● **The exercise**
Restate the full listing word for word and leave the pictures out.

* Start Dataset content *

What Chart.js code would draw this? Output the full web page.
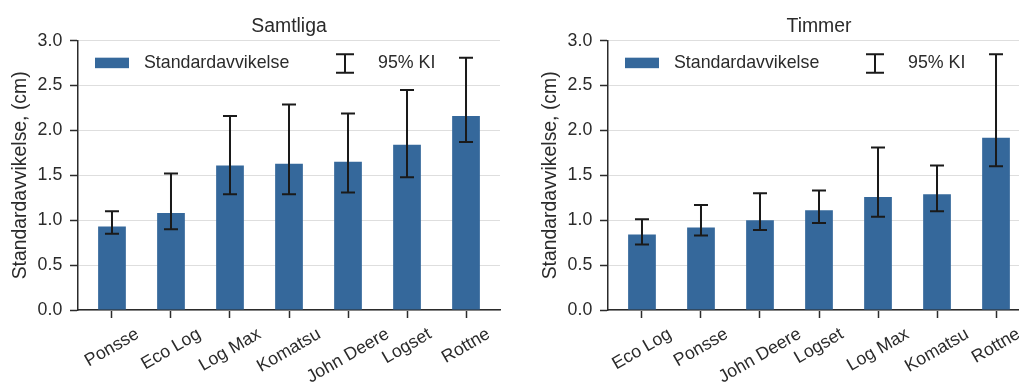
<!DOCTYPE html>
<html>
<head>
<meta charset="utf-8">
<script src="https://cdn.jsdelivr.net/npm/chart.js@4"></script>
<style>
  html, body { margin: 0; padding: 0; background: #fff; overflow: hidden; width: 1019px; height: 383px; }
  .box { position: absolute; top: 0; width: 509px; height: 383px; }
  #box1 { left: 0; }
  #box2 { left: 530px; }
</style>
</head>
<body>
<div class="box" id="box1"><canvas id="chart1" width="509" height="383"></canvas></div>
<div class="box" id="box2"><canvas id="chart2" width="509" height="383"></canvas></div>
<script>
// Samtliga
const samtligaLabels = ['Ponsse', 'Eco Log', 'Log Max', 'Komatsu', 'John Deere', 'Logset', 'Rottne']
const samtligaSd     = [0.93, 1.08, 1.61, 1.63, 1.65, 1.84, 2.16]
const samtligaLow    = [0.85, 0.90, 1.29, 1.29, 1.31, 1.48, 1.87]
const samtligaHigh   = [1.10, 1.52, 2.16, 2.29, 2.19, 2.45, 2.81]

// Timmer
const timmerLabels = ['Eco Log', 'Ponsse', 'John Deere', 'Logset', 'Log Max', 'Komatsu', 'Rottne']
const timmerSd     = [0.84, 0.92, 1.00, 1.11, 1.26, 1.29, 1.92]
const timmerLow    = [0.73, 0.83, 0.89, 0.97, 1.04, 1.10, 1.60]
const timmerHigh   = [1.01, 1.17, 1.30, 1.33, 1.81, 1.61, 2.85]

const yTickStep = 0.5
const yMax = 3.0

const barColor = '#35689b'
const textColor = '#2b2b2b'
const fontFamily = '"Liberation Sans", Arial, sans-serif'
const tickSize = 17.8
const labelSize = 19.4

function errorBarPlugin(low, high) {
  return {
    id: 'errorBars',
    afterDatasetsDraw(chart) {
      const ctx = chart.ctx
      const y = chart.scales.y
      const meta = chart.getDatasetMeta(0)
      ctx.save()
      ctx.strokeStyle = '#1a1a1a'
      ctx.lineWidth = 2
      meta.data.forEach((bar, i) => {
        const lo = y.getPixelForValue(low[i])
        const hi = y.getPixelForValue(high[i])
        ctx.beginPath()
        ctx.moveTo(bar.x, lo); ctx.lineTo(bar.x, hi)
        ctx.moveTo(bar.x - 7, lo); ctx.lineTo(bar.x + 7, lo)
        ctx.moveTo(bar.x - 7, hi); ctx.lineTo(bar.x + 7, hi)
        ctx.stroke()
      })
      ctx.restore()
    }
  }
}

// rotated x labels, centred on the tick like matplotlib does
function xLabelPlugin(labels) {
  return {
    id: 'xLabels',
    afterDraw(chart) {
      const ctx = chart.ctx
      const x = chart.scales.x
      const top = chart.chartArea.bottom + 14
      const ang = 30 * Math.PI / 180
      ctx.save()
      ctx.font = `${tickSize}px ${fontFamily}`
      ctx.fillStyle = textColor
      ctx.textAlign = 'center'
      ctx.textBaseline = 'middle'
      labels.forEach((lab, i) => {
        const w = ctx.measureText(lab).width
        const h = tickSize * 1.15
        const H = w * Math.sin(ang) + h * Math.cos(ang)
        ctx.save()
        ctx.translate(x.getPixelForValue(i), top + H / 2)
        ctx.rotate(-ang)
        ctx.fillText(lab, 0, 0)
        ctx.restore()
      })
      ctx.restore()
    }
  }
}

const legendPlugin = {
  id: 'innerLegend',
  afterDraw(chart) {
    const ctx = chart.ctx
    const L = chart.chartArea.left
    const T = chart.chartArea.top
    ctx.save()
    ctx.fillStyle = barColor
    ctx.fillRect(L + 17, T + 17, 34, 10.5)
    ctx.font = `${tickSize}px ${fontFamily}`
    ctx.fillStyle = textColor
    ctx.textBaseline = 'middle'
    ctx.fillText('Standardavvikelse', L + 66, T + 22.5)
    ctx.strokeStyle = '#1a1a1a'
    ctx.lineWidth = 2
    const ex = L + 267
    ctx.beginPath()
    ctx.moveTo(ex, T + 13.5); ctx.lineTo(ex, T + 32)
    ctx.moveTo(ex - 9, T + 13.5); ctx.lineTo(ex + 9, T + 13.5)
    ctx.moveTo(ex - 9, T + 32); ctx.lineTo(ex + 9, T + 32)
    ctx.stroke()
    ctx.fillText('95% KI', L + 300, T + 22.5)
    ctx.restore()
  }
}

function makeChart(id, title, labels, sd, low, high) {
  const ctx = document.getElementById(id).getContext('2d')
  return new Chart(ctx, {
    type: 'bar',
    data: {
      datasets: [{
        data: sd.map((v, i) => ({ x: i, y: v })),
        backgroundColor: barColor,
        borderWidth: 0,
        barPercentage: 0.47,
        categoryPercentage: 1
      }]
    },
    options: {
      responsive: false,
      animation: false,
      layout: { padding: { left: 0, right: 9, top: 0, bottom: 0 } },
      plugins: {
        legend: { display: false },
        tooltip: { enabled: false },
        title: {
          display: true,
          text: title,
          fullSize: false,
          color: textColor,
          font: { family: fontFamily, size: labelSize, weight: 'normal' },
          padding: { top: 15, bottom: 2.4 }
        }
      },
      scales: {
        x: {
          type: 'linear',
          offset: false,
          min: -0.576,
          max: labels.length - 1 + 0.576,
          afterBuildTicks: s => { s.ticks = labels.map((_, i) => ({ value: i })) },
          ticks: { display: false },
          grid: { offset: false, drawOnChartArea: false, drawTicks: true, tickLength: 8, tickColor: textColor, tickWidth: 1.5 },
          border: { color: textColor, width: 1.5 },
          afterFit: s => { s.height = 73 }
        },
        y: {
          min: 0,
          max: yMax,
          ticks: {
            stepSize: yTickStep,
            callback: v => v.toFixed(1),
            color: textColor,
            font: { family: fontFamily, size: tickSize },
            padding: 7.7
          },
          grid: { color: '#dedede', lineWidth: 1, tickColor: textColor, tickLength: 8, tickWidth: 1.5 },
          border: { color: textColor, width: 1.5 },
          title: {
            display: true,
            text: 'Standardavvikelse, (cm)',
            color: textColor,
            font: { family: fontFamily, size: labelSize },
            padding: { top: 9, bottom: 0 }
          },
          afterFit: s => { s.width = 78 }
        }
      }
    },
    plugins: [errorBarPlugin(low, high), xLabelPlugin(labels), legendPlugin]
  })
}

makeChart('chart1', 'Samtliga', samtligaLabels, samtligaSd, samtligaLow, samtligaHigh)
makeChart('chart2', 'Timmer', timmerLabels, timmerSd, timmerLow, timmerHigh)
</script>
</body>
</html>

* End Dataset content *

● **Result of this task**
What Chart.js code would draw this? Output the full web page.
<!DOCTYPE html>
<html>
<head>
<meta charset="utf-8">
<script src="https://cdn.jsdelivr.net/npm/chart.js@4"></script>
<style>
  html, body { margin: 0; padding: 0; background: #fff; overflow: hidden; width: 1019px; height: 383px; }
  .box { position: absolute; top: 0; width: 509px; height: 383px; }
  #box1 { left: 0; }
  #box2 { left: 530px; }
</style>
</head>
<body>
<div class="box" id="box1"><canvas id="chart1" width="509" height="383"></canvas></div>
<div class="box" id="box2"><canvas id="chart2" width="509" height="383"></canvas></div>
<script>
// Samtliga
const samtligaLabels = ['Ponsse', 'Eco Log', 'Log Max', 'Komatsu', 'John Deere', 'Logset', 'Rottne']
const samtligaSd     = [0.93, 1.08, 1.61, 1.63, 1.65, 1.84, 2.16]
const samtligaLow    = [0.85, 0.90, 1.29, 1.29, 1.31, 1.48, 1.87]
const samtligaHigh   = [1.10, 1.52, 2.16, 2.29, 2.19, 2.45, 2.81]

// Timmer
const timmerLabels = ['Eco Log', 'Ponsse', 'John Deere', 'Logset', 'Log Max', 'Komatsu', 'Rottne']
const timmerSd     = [0.84, 0.92, 1.00, 1.11, 1.26, 1.29, 1.92]
const timmerLow    = [0.73, 0.83, 0.89, 0.97, 1.04, 1.10, 1.60]
const timmerHigh   = [1.01, 1.17, 1.30, 1.33, 1.81, 1.61, 2.85]

const yTickStep = 0.5
const yMax = 3.0

const barColor = '#35689b'
const textColor = '#2b2b2b'
const fontFamily = '"Liberation Sans", Arial, sans-serif'
const tickSize = 17.8
const labelSize = 19.4

function errorBarPlugin(low, high) {
  return {
    id: 'errorBars',
    afterDatasetsDraw(chart) {
      const ctx = chart.ctx
      const y = chart.scales.y
      const meta = chart.getDatasetMeta(0)
      ctx.save()
      ctx.strokeStyle = '#1a1a1a'
      ctx.lineWidth = 2
      meta.data.forEach((bar, i) => {
        const lo = y.getPixelForValue(low[i])
        const hi = y.getPixelForValue(high[i])
        ctx.beginPath()
        ctx.moveTo(bar.x, lo); ctx.lineTo(bar.x, hi)
        ctx.moveTo(bar.x - 7, lo); ctx.lineTo(bar.x + 7, lo)
        ctx.moveTo(bar.x - 7, hi); ctx.lineTo(bar.x + 7, hi)
        ctx.stroke()
      })
      ctx.restore()
    }
  }
}

// rotated x labels, centred on the tick like matplotlib does
function xLabelPlugin(labels) {
  return {
    id: 'xLabels',
    afterDraw(chart) {
      const ctx = chart.ctx
      const x = chart.scales.x
      const top = chart.chartArea.bottom + 14
      const ang = 30 * Math.PI / 180
      ctx.save()
      ctx.font = `${tickSize}px ${fontFamily}`
      ctx.fillStyle = textColor
      ctx.textAlign = 'center'
      ctx.textBaseline = 'middle'
      labels.forEach((lab, i) => {
        const w = ctx.measureText(lab).width
        const h = tickSize * 1.15
        const H = w * Math.sin(ang) + h * Math.cos(ang)
        ctx.save()
        ctx.translate(x.getPixelForValue(i), top + H / 2)
        ctx.rotate(-ang)
        ctx.fillText(lab, 0, 0)
        ctx.restore()
      })
      ctx.restore()
    }
  }
}

const legendPlugin = {
  id: 'innerLegend',
  afterDraw(chart) {
    const ctx = chart.ctx
    const L = chart.chartArea.left
    const T = chart.chartArea.top
    ctx.save()
    ctx.fillStyle = barColor
    ctx.fillRect(L + 17, T + 17, 34, 10.5)
    ctx.font = `${tickSize}px ${fontFamily}`
    ctx.fillStyle = textColor
    ctx.textBaseline = 'middle'
    ctx.fillText('Standardavvikelse', L + 66, T + 22.5)
    ctx.strokeStyle = '#1a1a1a'
    ctx.lineWidth = 2
    const ex = L + 267
    ctx.beginPath()
    ctx.moveTo(ex, T + 13.5); ctx.lineTo(ex, T + 32)
    ctx.moveTo(ex - 9, T + 13.5); ctx.lineTo(ex + 9, T + 13.5)
    ctx.moveTo(ex - 9, T + 32); ctx.lineTo(ex + 9, T + 32)
    ctx.stroke()
    ctx.fillText('95% KI', L + 300, T + 22.5)
    ctx.restore()
  }
}

function makeChart(id, title, labels, sd, low, high) {
  const ctx = document.getElementById(id).getContext('2d')
  return new Chart(ctx, {
    type: 'bar',
    data: {
      datasets: [{
        data: sd.map((v, i) => ({ x: i, y: v })),
        backgroundColor: barColor,
        borderWidth: 0,
        barPercentage: 0.47,
        categoryPercentage: 1
      }]
    },
    options: {
      responsive: false,
      animation: false,
      layout: { padding: { left: 0, right: 9, top: 0, bottom: 0 } },
      plugins: {
        legend: { display: false },
        tooltip: { enabled: false },
        title: {
          display: true,
          text: title,
          fullSize: false,
          color: textColor,
          font: { family: fontFamily, size: labelSize, weight: 'normal' },
          padding: { top: 15, bottom: 2.4 }
        }
      },
      scales: {
        x: {
          type: 'linear',
          offset: false,
          min: -0.576,
          max: labels.length - 1 + 0.576,
          afterBuildTicks: s => { s.ticks = labels.map((_, i) => ({ value: i })) },
          ticks: { display: false },
          grid: { offset: false, drawOnChartArea: false, drawTicks: true, tickLength: 8, tickColor: textColor, tickWidth: 1.5 },
          border: { color: textColor, width: 1.5 },
          afterFit: s => { s.height = 73 }
        },
        y: {
          min: 0,
          max: yMax,
          ticks: {
            stepSize: yTickStep,
            callback: v => v.toFixed(1),
            color: textColor,
            font: { family: fontFamily, size: tickSize },
            padding: 7.7
          },
          grid: { color: '#dedede', lineWidth: 1, tickColor: textColor, tickLength: 8, tickWidth: 1.5 },
          border: { color: textColor, width: 1.5 },
          title: {
            display: true,
            text: 'Standardavvikelse, (cm)',
            color: textColor,
            font: { family: fontFamily, size: labelSize },
            padding: { top: 9, bottom: 0 }
          },
          afterFit: s => { s.width = 78 }
        }
      }
    },
    plugins: [errorBarPlugin(low, high), xLabelPlugin(labels), legendPlugin]
  })
}

makeChart('chart1', 'Samtliga', samtligaLabels, samtligaSd, samtligaLow, samtligaHigh)
makeChart('chart2', 'Timmer', timmerLabels, timmerSd, timmerLow, timmerHigh)
</script>
</body>
</html>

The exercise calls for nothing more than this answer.